On Wed, Sep 08, 2010 at 05:45:00PM +0800, Jason Heeris wrote:
> On 8 September 2010 17:35, Colin Watson <cjwatson@debian.org> wrote:
> > Something else is wrong then, because partition numbers start from 1 in
> > GRUB 2 - 0-based partition numbers no longer work.  Is it possible that
> > there's a very old version of GRUB hanging around in a boot sector
> > somewhere?
> 
> I'm pretty certain that there's not - AFAIK this was a pristine flash
> card. But that may have been my mistake, and (hd0, 1) would have
> worked. I logged into the freshly installed system and re-ran
> grub-mkdevicemap, grub-install /dev/sda and update-grub, which
> generated:
> 
> insmod part_msdos
> insmod ext2
> set root='(hd0,msdos1)'
> 
> ...which works.

OK.  Now, hd0 and hd1 names are not guaranteed to be consistent even
between different boots of the same device.  The 'set root' command is
just supposed to be a last-ditch fallback.  The thing that's actually
supposed to set root is a 'search' command later in grub.cfg, which
should be finding the root device by filesystem UUID.  Can you look into
that?  Did your original grub.cfg as installed contain an appropriate
search command?  You should be able to run the search command by hand in
a rescue shell and see what it does.

> However, the "msdos" stuff worries me a bit.

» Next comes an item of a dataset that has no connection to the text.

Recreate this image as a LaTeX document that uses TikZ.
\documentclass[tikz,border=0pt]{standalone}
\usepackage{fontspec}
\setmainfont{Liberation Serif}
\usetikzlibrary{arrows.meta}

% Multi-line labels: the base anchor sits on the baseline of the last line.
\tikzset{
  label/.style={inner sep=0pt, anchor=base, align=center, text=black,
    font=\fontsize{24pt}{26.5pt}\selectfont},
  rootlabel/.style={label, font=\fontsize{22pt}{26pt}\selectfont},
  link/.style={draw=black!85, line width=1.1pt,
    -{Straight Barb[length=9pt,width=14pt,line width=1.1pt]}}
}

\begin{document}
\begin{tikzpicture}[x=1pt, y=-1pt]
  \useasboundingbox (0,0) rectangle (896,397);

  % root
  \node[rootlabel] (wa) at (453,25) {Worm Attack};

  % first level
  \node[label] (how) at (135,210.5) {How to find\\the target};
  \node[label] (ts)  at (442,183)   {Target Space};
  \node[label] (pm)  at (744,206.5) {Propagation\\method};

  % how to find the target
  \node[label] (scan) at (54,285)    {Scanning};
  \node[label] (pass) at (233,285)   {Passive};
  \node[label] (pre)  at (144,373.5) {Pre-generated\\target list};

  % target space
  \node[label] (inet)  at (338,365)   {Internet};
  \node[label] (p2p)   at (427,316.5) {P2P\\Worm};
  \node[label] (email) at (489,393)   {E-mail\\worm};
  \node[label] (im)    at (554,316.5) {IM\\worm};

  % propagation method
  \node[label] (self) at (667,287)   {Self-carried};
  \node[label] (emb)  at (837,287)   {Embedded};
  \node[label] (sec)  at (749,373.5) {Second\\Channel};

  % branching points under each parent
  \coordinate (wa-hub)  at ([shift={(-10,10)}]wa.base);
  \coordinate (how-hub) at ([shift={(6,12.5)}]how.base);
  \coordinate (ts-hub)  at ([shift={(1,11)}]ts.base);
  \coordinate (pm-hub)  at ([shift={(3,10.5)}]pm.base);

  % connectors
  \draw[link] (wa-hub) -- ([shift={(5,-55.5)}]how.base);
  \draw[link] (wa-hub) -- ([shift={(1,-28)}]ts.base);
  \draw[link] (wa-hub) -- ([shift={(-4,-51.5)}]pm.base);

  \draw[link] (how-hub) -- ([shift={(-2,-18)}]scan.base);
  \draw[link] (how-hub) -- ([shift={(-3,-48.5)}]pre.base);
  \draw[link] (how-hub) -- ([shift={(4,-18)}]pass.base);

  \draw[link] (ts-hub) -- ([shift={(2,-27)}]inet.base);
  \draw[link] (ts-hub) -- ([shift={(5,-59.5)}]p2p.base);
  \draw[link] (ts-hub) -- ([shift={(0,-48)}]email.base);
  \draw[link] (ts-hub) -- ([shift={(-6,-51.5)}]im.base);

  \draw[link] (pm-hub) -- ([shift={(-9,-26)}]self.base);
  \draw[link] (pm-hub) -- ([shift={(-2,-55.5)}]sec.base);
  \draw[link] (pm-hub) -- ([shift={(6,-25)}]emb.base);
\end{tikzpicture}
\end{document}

Now that I think about
> it, there could be another FAT16 formatted storage device attached
> somewhere (running FreeDOS).

"msdos" here refers to the partition table format in use, not to the
operating system.  MS-DOS and FreeDOS share a partition table format.

> What's the easiest way to check what storage devices are available
> without mounting them?

You mean in GRUB?  You can use the 'ls' command at the rescue shell.